Janßens Entscheidung ist mutig, schließlich könnte sie durchaus hitzige Diskussionen nach sich ziehen. Sollte Heerwagen gegen den SC Paderborn eine herausragende Leistung abliefern und womöglich zum Matchwinner werden, könnte das Torwartthema beim FC St. Pauli schnell wieder hochkochen. Schließlich kostete Himmelmanns Patzer am vergangenen Montag beim Gegentor zum 2:2 gegen Dynamo Dresden den wohl sicheren Sieg. „Klar, es ist für Robin blöd gelaufen, aber ich bin mit seinen Leistungen insgesamt sehr zufrieden. Die Entscheidung, Heerwagen im Pokal spielen zu lassen, ist völlig unabhängig von dieser Situation“, sagte Janßen: „Der Pokal wird ,Heerwis‘ Wettbewerb, und ich hoffe, dass noch viele Spiele hinzukommen“, so Janßen, für den die Situation eher Segen als Fluch ist. „So einen Wechsel kann man nur mit zwei Torhütern auf diesem Niveau machen.“

Nun kann Heerwagen daran arbeiten, seine ganz persönliche Pokalbilanz aufzubessern.

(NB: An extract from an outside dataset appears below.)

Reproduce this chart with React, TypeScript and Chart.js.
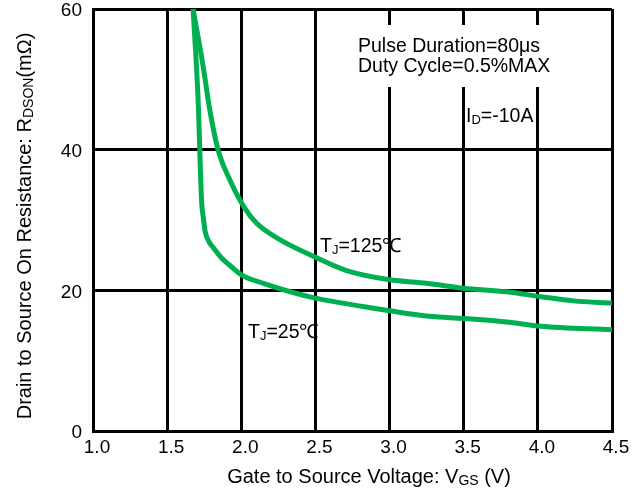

Das stimmungsvolle Endspiel in Berlin hat er bisher nur als Zuschauer erlebt. 1993 reiste Heerwagen mit der Jugendmannschaft der SpVgg Unterhaching in die Hauptstadt und sah den Sieg von Bayer Leverkusen über die Amateure von Hertha BSC. Große Erfolge konnte der Routinier selbst bisher nicht vorweisen. „Bisher war Viertelfinale mit Unterhaching 2003 das Weiteste“, erinnerte sich Heerwagen: „Es war ein Schnee-Drama damals, das Spiel stand auf der Kippe. Im Elfmeterschießen haben wir gegen Leverkusen verloren, Hans-Jörg Butt hat den entscheidenden Elfer gegen mich verwandelt.“

Doch all das ist Vergangenheit. Heerwagen hofft gleich aus mehreren Gründen, dass der Kiezclub an die Pokalsaison 2005/06 anknüpfen kann. Damals war erst im Halbfinale Schluss. „Ich wünsche uns allen, dass es ganz viele Spiele werden. Aber für mich wäre es natürlich besonders schön, weil ich viele Einsätze hätte“, sagte Heerwagen. So könnte er zumindest für eine kurze Zeit die Enttäuschung über die Degradierung zur Nummer zwei ausblenden.